SEO and Content Relationship Status Update: “It’s Complicated”?
Voting’s open for your favorite proposed SXSW panels for 2013. SXSW is probably the most exciting of the annual conference/festivals that cross technology, media and art. (Wait, the only?)
SXSW divides its events between labels of education, film, music and interactive. It’s in this last designation where we marketers can raise our work into the realm of art! Or at least have heady discourse about developing communication styles and the evolving role of brands in popular culture.
Comments and voting are open for next year’s panel topics. Among the panels proposed, there’s a standout for a content focused marketer like myself: Brands as Publishers: Defining Church and State. This discussion seeks to gauge the tolerance for brand communications in this age of transparency, scrutiny and amplified voice.
Brands As Publishers: What Consumers Expect
Social media is often touted as a revolutionary communication channel. The Internet presented the first time conversations became multi-directional, with consumers speaking to brands and to each other with unprecedented ease. But regular users’ tolerance for marketing on social channels quickly clamped down. As anyone in content marketing will tell you, brands today have to earn their spot in the Twitter stream and Facebook feed.
To that end, we’ve heard a million times that content must provide value in order to meet users’ high standards for inviting a brand into their personal space.
Advice so deceptively simple it’s practically worthless. :P
That’s probably why the questions slated to be answered during this SXSW session are worth second look; giving thought to your brand’s response to these questions will help you form actionable strategies for brand communications on the interactive Web.
They are:
1. How does a brand maintain authenticity in a publishing program?
2. What is the role of a blogger in the world of content marketing?
3. Do audiences who read branded content know that it is driven by brand goals? Do they care?
4. What does success look like for a brand?
5. Do brands need traditional editorial supervision in order to achieve success?
Brands As Publishers: What’s Going On Now
The findings of SEOmoz’s annual SEO Industry Survey reveal what businesses are emphasizing in their online marketing efforts today. A CopyPress analysis of the results underscores a misalignment of priorities. If cultivating conversation holds the most potential for brands, then why are we spending so much time elsewhere? Dave Snyder writes:
“The question I have to ask on both fronts is, “what are you doing for your SEO and Social Media offering if it doesn’t involve content?” I totally understand the specialty that is SEO in terms of technical work, however that is not the bulk of the work that SEOs do on a day-to-day basis. After your site’s architecture and crawlability is strategically cemented, it is time to focus on the sustainable act of content creation and link acquisition.
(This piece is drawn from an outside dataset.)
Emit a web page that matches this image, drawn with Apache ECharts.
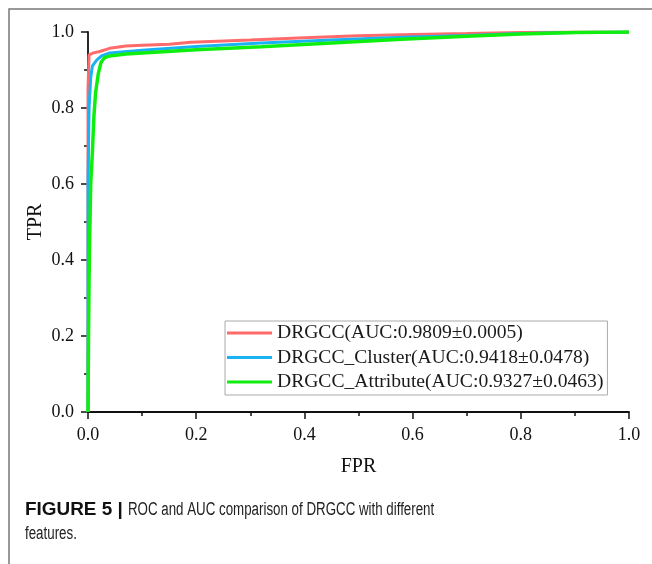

The same goes for Social Media Marketing; regardless of the platform, the cores of social media are engagement and content. Social media can be utilized by marketers to engage in conversations with their customers, however it’s the content itself that helps guide these conversations.”
As many content marketing professionals would point out, conversational or content marketing is not a new discipline. Conversational marketing has been here all along and can be seen in business philosophies like “the customer is always right”, promoting positive interactions with customers. The difference now is that the microphones are louder and everyone is taking part in the conversation. Are you listening? And what are you really saying on your side of the convo?